Un territorio unico al mondo
La tecnica di appassimento delle uve della Valpolicella: verso la candidatura a patrimonio dell’umanità Unesco


La Valpolicella vanta una posizione privilegiata ed è uno dei pochi territori vitivinicoli al mondo ad avere la maggior parte degli ettari vitati dentro il proprio Comune. In questo territorio, nel corso della storia, le tradizioni, gli usi ed i costumi si sono mescolati con l’identità delle popolazioni locali così indissolubilmente da essere trasmessi per generazioni. Tra queste tradizioni c’è la tecnica di messa a riposo delle uve della Valpolicella.
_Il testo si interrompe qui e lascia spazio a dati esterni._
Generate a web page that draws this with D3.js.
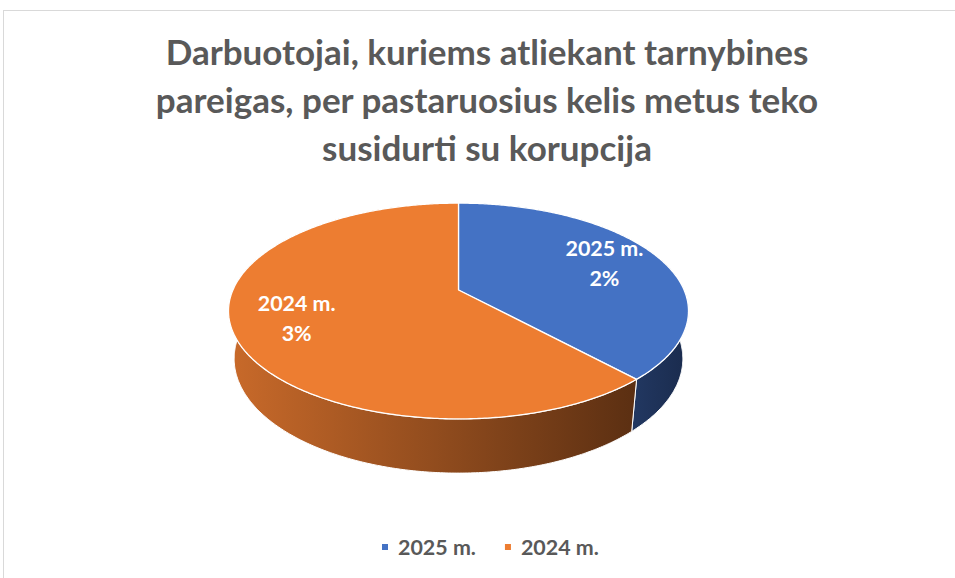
<!DOCTYPE html>
<html>
<head>
<meta charset="utf-8">
<script src="https://cdn.jsdelivr.net/npm/d3@7"></script>
<style>
  body { margin: 0; background: #fff; }
  svg text { font-family: Lato, "Open Sans", sans-serif; font-weight: bold; }
</style>
</head>
<body>
<svg id="chart" width="955" height="578"></svg>
<script>
// duomenys
var categories = ["2025 m.", "2024 m."];
var values = [2.1, 3.4];           // procentai, etiketėse suapvalinti
var colors = ["#4472C4", "#ED7D31"];
var titleLines = [
    "Darbuotojai, kuriems atliekant tarnybines",
    "pareigas, per pastaruosius kelis metus teko",
    "susidurti su korupcija"
];

var svg = d3.select("#chart");
var defs = svg.append("defs");

// rėmelis
svg.append("rect")
    .attr("x", 3.5).attr("y", 10.5)
    .attr("width", 970).attr("height", 600)
    .attr("fill", "#fff")
    .attr("stroke", "#d9d9d9");

// teksto pločio derinimas (Calibri nėra)
function fitText(sel, target) {
    var w = sel.node().getComputedTextLength();
    var fs = parseFloat(sel.attr("font-size"));
    sel.attr("font-size", fs * target / w);
}

// pavadinimas
var titleBase = [65, 113, 161];
var titleWidths = [643, 662, 311];
var title = svg.append("g");
titleLines.forEach(function(t, i) {
    var tx = title.append("text")
        .attr("x", 487).attr("y", titleBase[i])
        .attr("text-anchor", "middle")
        .attr("font-size", 32)
        .attr("fill", "#595959")
        .text(t);
    if (i === 0) fitText(tx, titleWidths[0]);
});
var fsTitle = title.select("text").attr("font-size");
title.selectAll("text").attr("font-size", fsTitle);

// 3D projekcija
var cx = 458.5, cy = 290, K = 225.6;
var tilt = 62.6 * Math.PI / 180, camD = 4.56, thick = 0.24;
var st = Math.sin(tilt), ct = Math.cos(tilt);

function project(theta, r, w) {
    var u = r * Math.sin(theta), v = r * Math.cos(theta);
    var Y = v * ct + w * st;
    var Z = v * st - w * ct;
    var f = camD / (camD + Z);
    return [cx + K * u * f, cy - K * Y * f];
}

function rim(a0, a1, w) {
    var n = Math.max(2, Math.ceil((a1 - a0) / 0.01));
    return d3.range(n + 1).map(function(i) {
        return project(a0 + (a1 - a0) * i / n, 1, w);
    });
}

var pie = d3.pie().sort(null).value(function(d) { return d; });
var arcs = pie(values);
var line = d3.line();

var wallStops = [["#C96A2A", "#5B2F12"], ["#223862", "#1A2B4D"]];
var wallIdx = [1, 0];

// šoninės sienelės
var walls = svg.append("g");
arcs.forEach(function(a, i) {
    var top = rim(a.startAngle, a.endAngle, 0);
    var bot = rim(a.startAngle, a.endAngle, -thick).reverse();
    var pts = top.concat(bot);
    var front = pts.filter(function(p) { return p[1] > cy; });
    var xs = d3.extent(front, function(p) { return p[0]; });
    var stops = i === 0 ? wallStops[1] : wallStops[0];
    var g = defs.append("linearGradient")
        .attr("id", "wall" + i)
        .attr("gradientUnits", "userSpaceOnUse")
        .attr("x1", xs[0]).attr("x2", xs[1])
        .attr("y1", 0).attr("y2", 0);
    g.append("stop").attr("offset", 0).attr("stop-color", stops[0]);
    g.append("stop").attr("offset", 1).attr("stop-color", stops[1]);
    walls.append("path")
        .attr("d", line(pts) + "Z")
        .attr("fill", "url(#wall" + i + ")")
        .attr("stroke", "#fff")
        .attr("stroke-width", 1)
        .attr("stroke-linejoin", "round");
});

// viršus
var topG = svg.append("g");
arcs.forEach(function(a, i) {
    var pts = [project(0, 0, 0)].concat(rim(a.startAngle, a.endAngle, 0));
    topG.append("path")
        .attr("d", line(pts) + "Z")
        .attr("fill", colors[i])
        .attr("stroke", "#fff")
        .attr("stroke-width", 1.3)
        .attr("stroke-linejoin", "round");
});

// etiketės
var labelR = 0.73;
var labels = svg.append("g");
var lblSize = 22;
arcs.forEach(function(a, i) {
    var mid = (a.startAngle + a.endAngle) / 2;
    var p = project(mid, labelR, 0);
    var t = labels.append("text")
        .attr("x", p[0]).attr("y", p[1] - 7.5)
        .attr("text-anchor", "middle")
        .attr("font-size", lblSize)
        .attr("fill", "#fff")
        .text(categories[i]);
    if (i === 0) { fitText(t, 78); lblSize = +t.attr("font-size"); t.attr("font-size", lblSize); }
    else t.attr("font-size", lblSize);
    labels.append("text")
        .attr("x", p[0]).attr("y", p[1] + 22.5)
        .attr("text-anchor", "middle")
        .attr("font-size", lblSize)
        .attr("fill", "#fff")
        .text(d3.format(".0f")(a.data) + "%");
});

// legenda
var legend = svg.append("g");
var lx = 382;
categories.forEach(function(c, i) {
    legend.append("rect")
        .attr("x", lx).attr("y", 544)
        .attr("width", 6).attr("height", 6)
        .attr("fill", colors[i]);
    var t = legend.append("text")
        .attr("x", lx + 16).attr("y", 555)
        .attr("font-size", lblSize)
        .attr("fill", "#595959")
        .text(c);
    lx += 16 + t.node().getComputedTextLength() + 29;
});
</script>
</body>
</html>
«Da molti anni, le donne e gli uomini della Valpolicella hanno avviato un articolato processo di studio, analisi e documentazione della tecnica di appassimento dell’uva della Valpolicella che ci ha portato alla decisione condivisa di proporne la candidatura quale patrimonio culturale immateriale dell’Unesco», spiega Christian Marchesini, presidente del Comitato Promotore.
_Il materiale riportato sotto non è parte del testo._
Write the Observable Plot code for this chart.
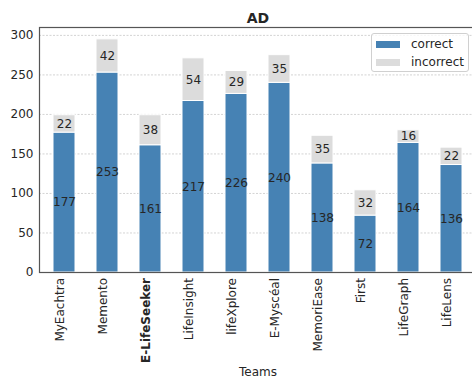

La tecnica della messa a riposo in Valpolicella ha una storia antica come la vite. «Si tratta di un elemento culturale ancestrale che rispecchia la storia sociale, politica, economica, di questo territorio e ne manifesta la sua evoluzione” racconta Matteo Tedeschi, direttore del Consorzio della Valpolicella e segretario del Comitato Promotore. “Il lento appassimento delle uve che, appena raccolte, sono poste sulle arele, ovvero su dei graticci di canna di palude, rispecchia, infatti, pienamente l’evoluzione culturale di questo territorio e delle sue genti e le sue vocazioni storiche».
Le stesse arele erano anticamente utilizzate per l’allevamento dei bachi da seta e, con il venire meno di questa tradizione, furono “riciclate” per l’appassimento dell’uva. All’utilizzo delle arele, tutt’ora diffuso nel territorio, si abbina anche l’impiego di plateu di plastica o legno, per rispondere ad esigenze logistiche proprie di un’agricoltura moderna. Nelle arele e nei plateu vengono riposte con massima cura soltanto quelle uve che, dopo una meticolosa selezione in vigna, possiedono le migliori caratteristiche qualitative in termini estetici e sanitari.


L’Unesco, a partire dal 2003, definisce patrimonio culturale immateriale quelle pratiche, quei saper fare, quei rituali, quelle conoscenze e quelle tecniche che, tramandandosi di generazione in generazione, creano un forte senso identitario per una specifica comunità.